■ Information shown ■
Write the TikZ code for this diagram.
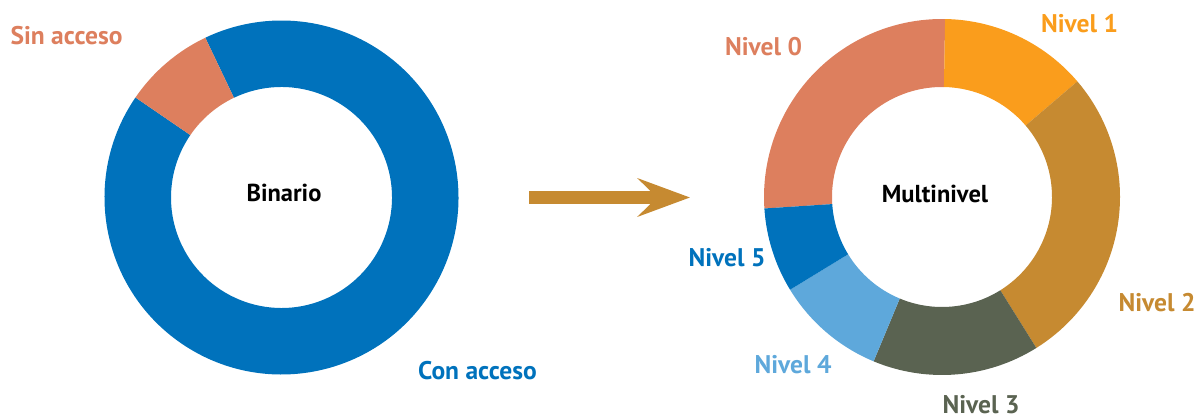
\documentclass[tikz,border=0pt]{standalone}
\usepackage{fontspec}
\setmainfont{PT Sans}
\usetikzlibrary{calc,arrows.meta}
\definecolor{salmon}{HTML}{DD7F5E}
\definecolor{bblue}{HTML}{0072BC}
\definecolor{orng}{HTML}{FA9D1C}
\definecolor{gold}{HTML}{C68A31}
\definecolor{darkg}{HTML}{5A6351}
\definecolor{lblue}{HTML}{5EA8DB}
\newcommand\ringseg[4]{%
  \fill[#4] ($(#1)+(#2:178pt)$) arc[start angle=#2, end angle=#3, radius=178pt]
    -- ($(#1)+(#3:110pt)$) arc[start angle=#3, end angle=#2, radius=110pt] -- cycle;}
\newcommand\ringsegL[4]{%
  \fill[#4] ($(#1)+(#2:177pt)$) arc[start angle=#2, end angle=#3, radius=177pt]
    -- ($(#1)+(#3:110.5pt)$) arc[start angle=#3, end angle=#2, radius=110.5pt] -- cycle;}
\tikzset{
  lab/.style={anchor=base, inner sep=0pt, font=\fontsize{25.5}{28}\selectfont\bfseries},
  ctr/.style={anchor=base, inner sep=0pt, font=\fontsize{24.5}{27}\selectfont\bfseries, text=black},
  bigarrow/.style={gold, line width=13pt, -{Stealth[length=52pt, width=38pt, inset=19pt]}}
}
\begin{document}
\begin{tikzpicture}[x=1pt,y=1pt]
\useasboundingbox (0,0) rectangle (1198,417);
\coordinate (L) at (281.5,219.5);
\coordinate (R) at (942,220);
% left donut
\ringsegL{L}{145.6}{475.5}{bblue}
\ringsegL{L}{115.5}{145.6}{salmon}
% right donut
\ringseg{R}{89}{183.7}{salmon}
\ringseg{R}{40.5}{89}{orng}
\ringseg{R}{-58}{40.5}{gold}
\ringseg{R}{-112.6}{-58}{darkg}
\ringseg{R}{211.4}{247.4}{lblue}
\ringseg{R}{183.7}{211.4}{bblue}
% arrow
\coordinate (as) at (529,219.5);
\coordinate (ae) at (690,219.5);
\draw[bigarrow] (as) -- (ae);
% labels
\node[lab, text=salmon] (sin) at (66.5,372) {Sin acceso};
\node[lab, text=bblue] (con) at (477.5,37) {Con acceso};
\node[ctr] (bin) at (284,215.3) {Binario};
\node[ctr] (mul) at (935,214) {Multinivel};
\node[lab, text=salmon] (n0) at (763.5,361) {Nivel 0};
\node[lab, text=orng] (n1) at (1079.5,384.3) {Nivel 1};
\node[lab, text=gold] (n2) at (1157,105.5) {Nivel 2};
\node[lab, text=darkg] (n3) at (981,3) {Nivel 3};
\node[lab, text=lblue] (n4) at (793,43) {Nivel 4};
\node[lab, text=bblue] (n5) at (727,150.3) {Nivel 5};
\end{tikzpicture}
\end{document}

■ Exercise ■
Write out the whole listing again, exactly, with no pictures.

■ Expected answer ■
Write the TikZ code for this diagram.
\documentclass[tikz,border=0pt]{standalone}
\usepackage{fontspec}
\setmainfont{PT Sans}
\usetikzlibrary{calc,arrows.meta}
\definecolor{salmon}{HTML}{DD7F5E}
\definecolor{bblue}{HTML}{0072BC}
\definecolor{orng}{HTML}{FA9D1C}
\definecolor{gold}{HTML}{C68A31}
\definecolor{darkg}{HTML}{5A6351}
\definecolor{lblue}{HTML}{5EA8DB}
\newcommand\ringseg[4]{%
  \fill[#4] ($(#1)+(#2:178pt)$) arc[start angle=#2, end angle=#3, radius=178pt]
    -- ($(#1)+(#3:110pt)$) arc[start angle=#3, end angle=#2, radius=110pt] -- cycle;}
\newcommand\ringsegL[4]{%
  \fill[#4] ($(#1)+(#2:177pt)$) arc[start angle=#2, end angle=#3, radius=177pt]
    -- ($(#1)+(#3:110.5pt)$) arc[start angle=#3, end angle=#2, radius=110.5pt] -- cycle;}
\tikzset{
  lab/.style={anchor=base, inner sep=0pt, font=\fontsize{25.5}{28}\selectfont\bfseries},
  ctr/.style={anchor=base, inner sep=0pt, font=\fontsize{24.5}{27}\selectfont\bfseries, text=black},
  bigarrow/.style={gold, line width=13pt, -{Stealth[length=52pt, width=38pt, inset=19pt]}}
}
\begin{document}
\begin{tikzpicture}[x=1pt,y=1pt]
\useasboundingbox (0,0) rectangle (1198,417);
\coordinate (L) at (281.5,219.5);
\coordinate (R) at (942,220);
% left donut
\ringsegL{L}{145.6}{475.5}{bblue}
\ringsegL{L}{115.5}{145.6}{salmon}
% right donut
\ringseg{R}{89}{183.7}{salmon}
\ringseg{R}{40.5}{89}{orng}
\ringseg{R}{-58}{40.5}{gold}
\ringseg{R}{-112.6}{-58}{darkg}
\ringseg{R}{211.4}{247.4}{lblue}
\ringseg{R}{183.7}{211.4}{bblue}
% arrow
\coordinate (as) at (529,219.5);
\coordinate (ae) at (690,219.5);
\draw[bigarrow] (as) -- (ae);
% labels
\node[lab, text=salmon] (sin) at (66.5,372) {Sin acceso};
\node[lab, text=bblue] (con) at (477.5,37) {Con acceso};
\node[ctr] (bin) at (284,215.3) {Binario};
\node[ctr] (mul) at (935,214) {Multinivel};
\node[lab, text=salmon] (n0) at (763.5,361) {Nivel 0};
\node[lab, text=orng] (n1) at (1079.5,384.3) {Nivel 1};
\node[lab, text=gold] (n2) at (1157,105.5) {Nivel 2};
\node[lab, text=darkg] (n3) at (981,3) {Nivel 3};
\node[lab, text=lblue] (n4) at (793,43) {Nivel 4};
\node[lab, text=bblue] (n5) at (727,150.3) {Nivel 5};
\end{tikzpicture}
\end{document}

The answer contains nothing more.